Bio-hybrid materials and physiochemical interactions hold great promise for advancing the pharmaceutical and chemical sectors. However, current developments in these technologies are limited, with few functional options available. In this context, the EIC-funded Bio-HhOST project aims to develop a bio-hybrid material composed of living and artificial cells, enabling a wide range of interactions. The incorporation of artificial cells will facilitate the proliferation, function, and differentiation of living cells, while also possessing functional metabolisms capable of revolutionising the sector through chemical interactions. Additionally, the project employs 3D tissue models and simulations to enhance the understanding of the material and its response to diseases, thereby reducing the necessity for animal research.
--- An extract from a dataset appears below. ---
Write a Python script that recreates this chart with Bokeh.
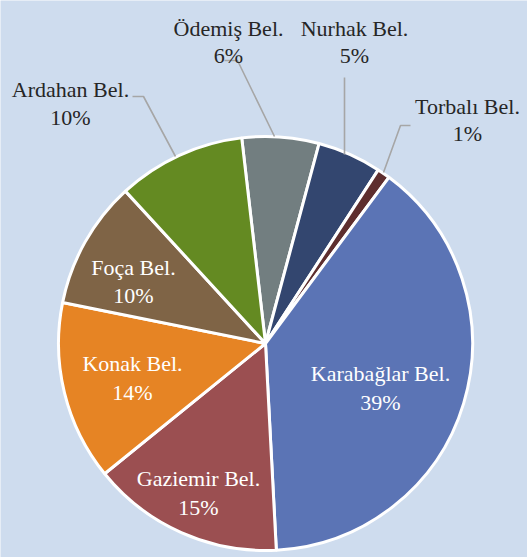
import math
from bokeh.plotting import figure
from bokeh.models import Range1d, ColumnDataSource
from bokeh.core.properties import value
from bokeh.embed import file_html
from bokeh.resources import INLINE

# ---- data ----
names = ["Ödemiş Bel.", "Nurhak Bel.", "Torbalı Bel.", "Karabağlar Bel.",
         "Gaziemir Bel.", "Konak Bel.", "Foça Bel.", "Ardahan Bel."]
shares = [6, 5, 1, 39, 15, 14, 10, 10]
colors = ["#727e80", "#33466f", "#5e2e2e", "#5b74b5",
          "#9b4f51", "#e68424", "#7f6446", "#648a22"]

# ---- style / layout ----
BG = "#cedcee"
W, H = 527, 557
FONT = "Liberation Serif"
FS = "22px"
first_angle = -6.6  # degrees, clockwise from top
cx, cy, r = 265, H - 343, 207

def fy(Y):
    return H - Y

total = float(sum(shares))
starts, ends = [], []
acc = first_angle
for v in shares:
    a0 = acc
    a1 = acc + 360.0 * v / total
    starts.append(math.radians(90 - a0))
    ends.append(math.radians(90 - a1))
    acc = a1

src = ColumnDataSource(dict(start=starts, end=ends, color=colors))

p = figure(width=W, height=H, output_backend="svg", toolbar_location=None,
           x_range=Range1d(0, W), y_range=Range1d(0, H),
           min_border=0, background_fill_color=BG, border_fill_color=BG)
p.axis.visible = False
p.grid.visible = False
p.outline_line_color = None

p.wedge(x=cx, y=cy, radius=r, start_angle="start", end_angle="end",
        direction="clock", fill_color="color", line_color="white",
        line_width=3, source=src)

# leader lines (reference pixel coordinates)
leaders = {
    "Ardahan Bel.": [(132, 96), (143, 96), (175, 156)],
    "Ödemiş Bel.": [(224, 60), (237, 60), (274, 136)],
    "Nurhak Bel.": [(344, 77), (344, 154)],
    "Torbalı Bel.": [(410, 125), (400, 125), (383, 172)],
}
for pts in leaders.values():
    p.line([q[0] for q in pts], [fy(q[1]) for q in pts],
           line_color="#a6a6a6", line_width=1.6)

# label positions: (center x, name baseline, pct baseline), color
label_pos = {
    "Ödemiş Bel.": (228, 28, 55, "#262626"),
    "Nurhak Bel.": (354, 28, 55, "#262626"),
    "Torbalı Bel.": (467, 106, 133, "#262626"),
    "Karabağlar Bel.": (380, 373, 402, "white"),
    "Gaziemir Bel.": (198, 478, 507, "white"),
    "Konak Bel.": (132, 363, 392, "white"),
    "Foça Bel.": (133, 267, 295, "white"),
    "Ardahan Bel.": (70, 89, 117, "#262626"),
}
for name, v in zip(names, shares):
    x, y1, y2, col = label_pos[name]
    p.text(x=[x, x], y=[fy(y1), fy(y2)], text=[name, f"{v}%"],
           text_font=value(FONT), text_font_size=FS, text_color=col,
           text_align="center", text_baseline="alphabetic")

html = file_html(p, INLINE)
html = html.replace("<body>",
                    '<body style="margin:0;overflow:hidden;background-color:%s;">' % BG, 1)
open("out.html", "w").write(html)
Bio-HhOST is building bio-hybrid materials that comprise living & artificial cells, in dynamic communication, such that artificial cells may influence the proliferation, differentiation and function of living cells. This will be accomplished by producing precision engineered, microscale, liquid and lipid bilayer-based, chemically compartmentalised artificial cells, co-localised with live cells. This is being done by an interdisciplinary team of biologists, engineers, mathematicians and entrepreneurs. The artificial cells will contain functional metabolisms, and the ability to respond to chemical stimuli in the environment to release signalling molecules, on demand, to regulate the neighbouring living cells, as found in complex biological tissues. These new chemically programmable organoid-synthetic tissues will enable a paradigm shift, in both ability to elucidate and control the complexity of physio-chemical interactions within 3D tissues, and reduce animal use in pharmaceutical R&D.
To achieve these ambitions we have designed an integrated multistage workplan driving towards the following overarching aims:-
Aim 1. Create 3D tissues where spatial regulation of living cell differentiation is determined by co-located (chemically programmable) artificial cells.
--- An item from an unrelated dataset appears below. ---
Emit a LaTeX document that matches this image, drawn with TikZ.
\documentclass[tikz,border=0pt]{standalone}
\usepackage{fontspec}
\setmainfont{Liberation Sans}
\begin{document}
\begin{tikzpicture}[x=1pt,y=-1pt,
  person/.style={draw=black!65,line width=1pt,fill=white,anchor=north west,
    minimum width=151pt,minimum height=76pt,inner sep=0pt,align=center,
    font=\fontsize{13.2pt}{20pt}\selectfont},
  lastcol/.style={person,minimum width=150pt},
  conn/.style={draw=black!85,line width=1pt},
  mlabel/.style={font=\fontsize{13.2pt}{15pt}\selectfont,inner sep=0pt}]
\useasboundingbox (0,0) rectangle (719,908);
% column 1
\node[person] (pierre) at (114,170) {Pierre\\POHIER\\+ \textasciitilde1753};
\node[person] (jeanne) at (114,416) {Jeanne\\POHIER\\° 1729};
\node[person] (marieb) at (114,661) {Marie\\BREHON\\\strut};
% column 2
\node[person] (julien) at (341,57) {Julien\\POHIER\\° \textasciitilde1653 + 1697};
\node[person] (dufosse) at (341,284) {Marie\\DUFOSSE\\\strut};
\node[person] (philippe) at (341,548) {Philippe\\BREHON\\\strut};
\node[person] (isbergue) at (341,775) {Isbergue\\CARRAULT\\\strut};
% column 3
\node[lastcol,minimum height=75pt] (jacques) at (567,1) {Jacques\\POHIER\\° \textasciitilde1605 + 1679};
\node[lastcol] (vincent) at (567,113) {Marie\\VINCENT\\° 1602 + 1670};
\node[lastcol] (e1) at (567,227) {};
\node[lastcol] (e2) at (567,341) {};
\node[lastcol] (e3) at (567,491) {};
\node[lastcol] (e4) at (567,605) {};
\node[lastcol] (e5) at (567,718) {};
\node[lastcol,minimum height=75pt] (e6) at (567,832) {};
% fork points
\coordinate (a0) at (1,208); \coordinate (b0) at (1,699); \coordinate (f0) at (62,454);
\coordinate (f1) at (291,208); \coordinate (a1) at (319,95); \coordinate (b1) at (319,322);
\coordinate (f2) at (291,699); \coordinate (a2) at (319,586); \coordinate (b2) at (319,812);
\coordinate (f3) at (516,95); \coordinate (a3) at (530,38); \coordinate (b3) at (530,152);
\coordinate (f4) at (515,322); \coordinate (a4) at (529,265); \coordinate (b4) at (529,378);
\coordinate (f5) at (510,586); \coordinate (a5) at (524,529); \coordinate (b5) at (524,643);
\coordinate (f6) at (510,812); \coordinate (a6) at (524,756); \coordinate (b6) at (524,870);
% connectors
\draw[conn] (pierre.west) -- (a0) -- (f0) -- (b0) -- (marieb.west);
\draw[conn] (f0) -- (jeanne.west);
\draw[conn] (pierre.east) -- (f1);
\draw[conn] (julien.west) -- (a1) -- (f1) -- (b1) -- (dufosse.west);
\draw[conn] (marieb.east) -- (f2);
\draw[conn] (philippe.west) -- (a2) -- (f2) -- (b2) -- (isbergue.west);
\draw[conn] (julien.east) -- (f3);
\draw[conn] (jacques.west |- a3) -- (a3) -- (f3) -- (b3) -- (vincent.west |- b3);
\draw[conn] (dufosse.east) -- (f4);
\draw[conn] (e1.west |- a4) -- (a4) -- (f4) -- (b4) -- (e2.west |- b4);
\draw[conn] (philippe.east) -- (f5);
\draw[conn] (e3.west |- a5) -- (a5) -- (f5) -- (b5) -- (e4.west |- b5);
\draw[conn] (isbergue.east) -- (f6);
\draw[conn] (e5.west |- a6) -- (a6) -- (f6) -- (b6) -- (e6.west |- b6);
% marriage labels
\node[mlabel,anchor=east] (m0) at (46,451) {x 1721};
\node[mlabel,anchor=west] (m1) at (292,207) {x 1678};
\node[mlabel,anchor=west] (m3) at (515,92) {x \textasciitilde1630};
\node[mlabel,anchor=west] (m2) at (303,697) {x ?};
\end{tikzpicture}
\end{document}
Aim 2. Regulate and maintain such 3D tissues by dynamic communication between live and artificial cells.
Aim 3. Develop multi-level, multi-approach models of organoid-synthetic tissues behavior. These will be applied to target applications;
Aim4. Evaluating drug delivery vectors for next generation biological therapeutics.
And Aim5. generation of complex tissues formed of distinct different regions, not achievable with current organoid protocols. These exemplify our wider ambitions for the Bio-HhOST approach including to, i) understand cell behavior in increasingly realistic 3D tissue models, ii) elucidate targets for the treatment of disease, and iii) enable the reduction of animal use in pharmacuetical research.